A José Antonio Meade no le fue suficiente esconder al PRI lo más posible en su publicidad, tampoco pudo colgarse de sus aliados, el Verde Ecologista o Nueva Alianza, porque ya se les asume como partidos rémoras que no significan diferencia alguna (positiva, al menos) con el tricolor.
Con una diferencia de 30 puntos con el puntero, ni siquiera es suficiente tener el poder de la presidencia de la República y de varios estados que permitan tender trampas, bloquear movilizaciones, impedir actos públicos de los opositores, etcétera.
Ni siquiera el control del Instituto Nacional Electoral o del Tribunal Electoral basta para poder modificar el resultado si es que no es el que desean.
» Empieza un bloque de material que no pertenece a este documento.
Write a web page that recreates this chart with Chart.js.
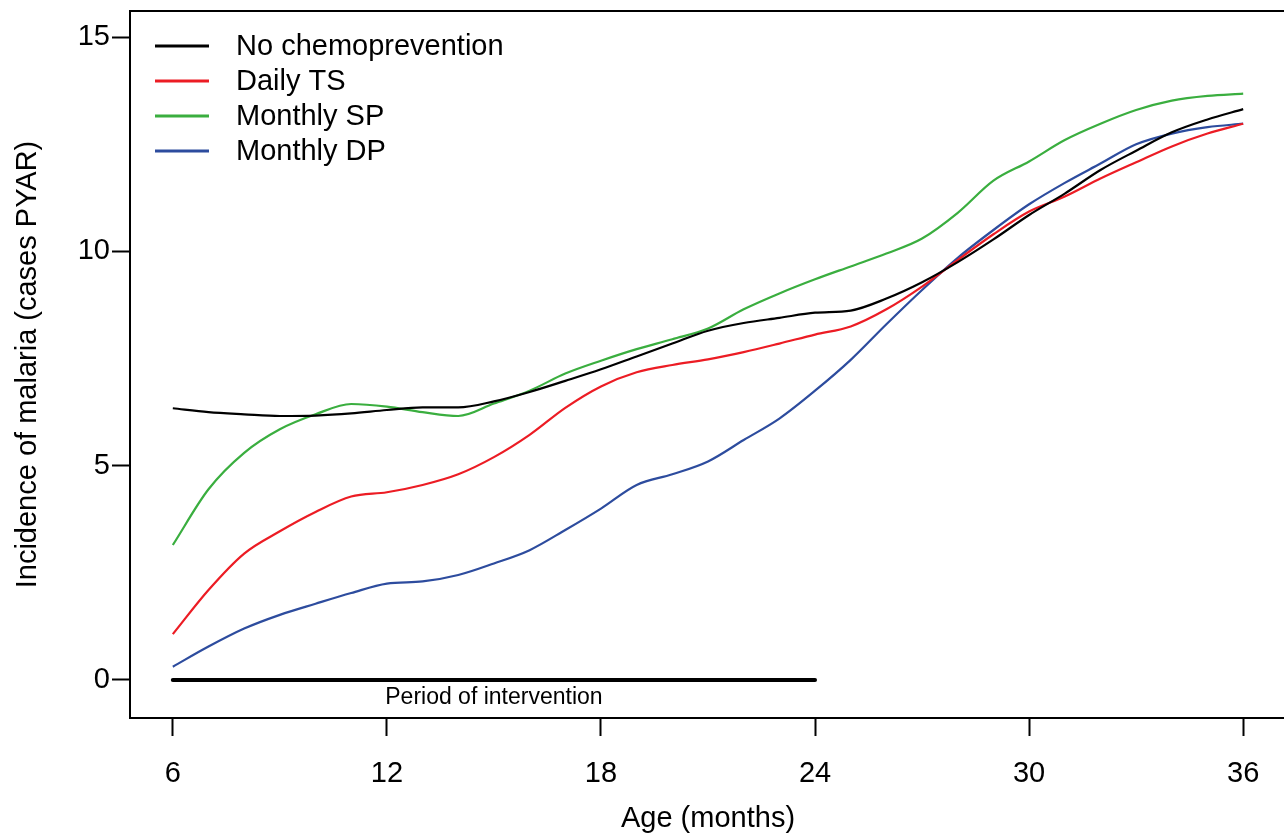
<!DOCTYPE html>
<html>
<head>
<meta charset="utf-8">
<script src="https://cdn.jsdelivr.net/npm/chart.js@4.4.1/dist/chart.umd.min.js"></script>
<style>
  html, body { margin: 0; padding: 0; background: #fff; overflow: hidden; }
  #chart { display: block; }
</style>
</head>
<body>
<canvas id="chart" width="1286" height="840"></canvas>
<script>
// age in months
const ages = [6, 7, 8, 9, 10, 11, 12, 13, 14, 15, 16, 17, 18, 19, 20, 21,
              22, 23, 24, 25, 26, 27, 28, 29, 30, 31, 32, 33, 34, 35, 36];

// incidence (cases PYAR)
const noChemo = [6.34, 6.25, 6.2, 6.16, 6.17, 6.22, 6.3, 6.36, 6.36, 6.5, 6.72,
                 6.98, 7.25, 7.55, 7.85, 8.15, 8.33, 8.45, 8.57, 8.62, 8.9,
                 9.28, 9.75, 10.28, 10.85, 11.35, 11.9, 12.35, 12.78, 13.08, 13.32];
const dailyTS = [1.07, 2.1, 2.95, 3.47, 3.92, 4.28, 4.38, 4.55, 4.8, 5.2, 5.72,
                 6.35, 6.85, 7.18, 7.35, 7.48, 7.65, 7.85, 8.06, 8.25, 8.65,
                 9.18, 9.8, 10.4, 10.93, 11.28, 11.7, 12.08, 12.45, 12.75, 12.98];
const monthlySP = [3.15, 4.45, 5.3, 5.85, 6.2, 6.44, 6.38, 6.25, 6.16, 6.45, 6.75,
                   7.15, 7.45, 7.72, 7.95, 8.2, 8.65, 9.02, 9.35, 9.65, 9.95,
                   10.3, 10.9, 11.65, 12.1, 12.6, 12.98, 13.3, 13.52, 13.63, 13.68];
const monthlyDP = [0.31, 0.78, 1.2, 1.52, 1.78, 2.03, 2.25, 2.3, 2.45, 2.72, 3.03,
                   3.5, 4.0, 4.55, 4.8, 5.1, 5.6, 6.1, 6.75, 7.47, 8.3,
                   9.1, 9.85, 10.5, 11.1, 11.6, 12.05, 12.5, 12.75, 12.9, 12.98];

const interventionAges = [6, 24];
const interventionLevel = [0, 0];
const interventionLabel = 'Period of intervention';
const interventionLabelAge = 15;

const xTicks = [6, 12, 18, 24, 30, 36];
const yTicks = [0, 5, 10, 15];

const family = "'Liberation Sans', Arial, sans-serif";

function pts(xs, ys) {
  return xs.map((x, i) => ({ x: x, y: ys[i] }));
}

function series(label, values, color) {
  return {
    label: label,
    data: pts(ages, values),
    borderColor: color,
    borderWidth: 2.2,
    pointRadius: 0,
    fill: false,
    cubicInterpolationMode: 'monotone'
  };
}

const framePlugin = {
  id: 'frame',
  afterDraw(chart) {
    const { ctx, chartArea: a } = chart;
    ctx.save();
    ctx.strokeStyle = '#000';
    ctx.lineWidth = 2;
    ctx.strokeRect(a.left, a.top, a.right - a.left, a.bottom - a.top);
    ctx.restore();
  }
};

const legendPlugin = {
  id: 'insideLegend',
  afterDraw(chart) {
    const { ctx, chartArea: a } = chart;
    ctx.save();
    ctx.font = '29px ' + family;
    ctx.textBaseline = 'middle';
    ctx.textAlign = 'left';
    chart.data.datasets.filter(d => !d.noLegend).forEach((d, i) => {
      const y = a.top + 35 + i * 35;
      ctx.strokeStyle = d.borderColor;
      ctx.lineWidth = 3;
      ctx.beginPath();
      ctx.moveTo(a.left + 25, y);
      ctx.lineTo(a.left + 79, y);
      ctx.stroke();
      ctx.fillStyle = '#000';
      ctx.fillText(d.label, a.left + 106, y + 1);
    });
    ctx.restore();
  }
};

const periodPlugin = {
  id: 'periodLabel',
  afterDatasetsDraw(chart) {
    const { ctx, scales } = chart;
    ctx.save();
    ctx.font = '23px ' + family;
    ctx.fillStyle = '#000';
    ctx.textAlign = 'center';
    ctx.textBaseline = 'middle';
    ctx.fillText(interventionLabel,
      scales.x.getPixelForValue(interventionLabelAge),
      scales.y.getPixelForValue(0) + 18);
    ctx.restore();
  }
};

new Chart(document.getElementById('chart').getContext('2d'), {
  type: 'line',
  data: {
    datasets: [
      series('No chemoprevention', noChemo, '#000000'),
      series('Daily TS', dailyTS, '#ec1c24'),
      series('Monthly SP', monthlySP, '#3aae3f'),
      series('Monthly DP', monthlyDP, '#2d4c9e'),
      {
        label: interventionLabel,
        noLegend: true,
        data: pts(interventionAges, interventionLevel),
        borderColor: '#000',
        borderWidth: 4,
        borderCapStyle: 'round',
        pointRadius: 0,
        fill: false
      }
    ]
  },
  options: {
    responsive: false,
    devicePixelRatio: 1,
    animation: false,
    layout: { padding: { top: 11, left: 0, right: 0, bottom: 0 } },
    plugins: {
      legend: { display: false },
      tooltip: { enabled: false }
    },
    scales: {
      x: {
        type: 'linear',
        min: 4.8,
        max: 37.2,
        afterBuildTicks: s => { s.ticks = xTicks.map(v => ({ value: v })); },
        afterFit: s => { s.height = 122; s.paddingLeft = 0; s.paddingRight = 0; },
        grid: { drawOnChartArea: false, drawTicks: true, tickLength: 18, tickWidth: 2, tickColor: '#000' },
        border: { display: false },
        ticks: { color: '#000', font: { size: 29, family: family }, padding: 21, autoSkip: false, maxRotation: 0 },
        title: { display: true, text: 'Age (months)', color: '#000', font: { size: 29, family: family }, padding: { top: 0, bottom: 4 } }
      },
      y: {
        type: 'linear',
        min: -0.887,
        max: 15.61,
        afterBuildTicks: s => { s.ticks = yTicks.map(v => ({ value: v })); },
        afterFit: s => { s.width = 130; s.paddingTop = 0; s.paddingBottom = 0; },
        grid: { drawOnChartArea: false, drawTicks: true, tickLength: 18, tickWidth: 2, tickColor: '#000' },
        border: { display: false },
        ticks: { color: '#000', font: { size: 29, family: family }, padding: 2, autoSkip: false },
        title: { display: true, text: 'Incidence of malaria (cases PYAR)', color: '#000', font: { size: 29, family: family }, padding: { top: 11, bottom: 0 } }
      }
    }
  },
  plugins: [framePlugin, legendPlugin, periodPlugin]
});
</script>
</body>
</html>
Hacer ganar a Meade a costa de la compra de votos se ve imposible porque es difícil acortar una diferencia de 30 puntos con base en esta estrategia. Además de ello, los expertos en el tema, los operadores que hasta ahora han sido fieles en mover portafolios de millones de pesos empiezan a buscar “de lo perdido lo que aparezca”; por tanto, más de uno estará dudando de hacer llegar el dinero necesario para la operación “mapacheril” a quien corresponde, o si mejor cobra por adelantado y se asegura su bien individual ante la inminente derrota de los suyos.
No se ve pues, posibilidad de sostener a Meade como el candidato competitivo del sistema. Pero a Ricardo Anaya tampoco le pinta mejor.
La coalición que lo postula se integra por una reducción de lo que en otros tiempos fue el Partido Acción Nacional, ya sin muchas de sus figuras más emblemáticas, desde los expresidentes que han llegado al poder con esos colores, como Felipe Calderón Hinojosa y Vicente Fox, cada uno de los cuales apoya a un candidato distinto. Tampoco están en la fórmula dos expresidentes contemporáneos de ese partido, como Manuel Espino y Germán Martínez quienes apoyan a Andrés Manuel López Obrador.
Además de esto, el PAN nunca se ha caracterizado por tener las estructuras firmes con las que sí cuentan otros partidos. Las dos veces que han llegado al poder han sido por razones ajenas a éstas. La primera, por postular al candidato que capitalizó el voto antisistema que en este momento respalda a López Obrador; la segunda lo hizo a través de un fraude que sólo fue posible por detentar el poder del que hoy no sólo carecen, sino que además aborrece a su candidato.
Del Partido de la Revolución Democrática le queda poca sustancia y sí mucho cascarón que verá primero por asegurar sus senadurías, diputaciones y candidaturas locales antes que en apoyar a su candidato a la presidencia. Por su parte, Movimiento Ciudadano tiene fuerza limitada en pocos estados en los que además, a regañadientes aceptaron apoyar a Anaya.
Después de meses agobiado por los escándalos, hoy Ricardo Anaya apenas está recuperando su popularidad de febrero, y sigue 18 puntos por debajo del puntero.
Urgido de una alianza prianista que tiene más de 30 años de historia, el candidato presidencial ha ido y venido en declaraciones contradictorias; un día le declara la guerra a Peña Nieto, y al otro le guiña el ojo; un día defiende a capa y espada la Reforma Energética, al otro cuestiona su implementación.
Es este carácter cambiante lo que no lo hace candidato digno de un pacto entre su partido y el PRI, como los que colocaron presidentes en al menos 1988, 1994, 2006 y 2012.
Su fama de traidor hace pensar a quienes hoy están en el poder que es preferible quedar en manos de un enemigo leal con quien se puede saber a qué juega, que en manos de un examigo traidor.
No les falta razón, por sus trayectorias, fuerzas y retos, Andrés Manuel López Obrador requeriría de la reconciliación y el consenso para legitimarse. Necesita tender la mano franca a quienes ya sustentan poder fáctico dada su condición de antisistema.
En cambio Anaya, candidato de continuidad, de ganar la presidencia requeriría dar un fuerte golpe a la mesa que le diera gobernabilidad para los próximos años.
El dilema no es fácil, quizá por eso hasta ahora prefieran morir solos.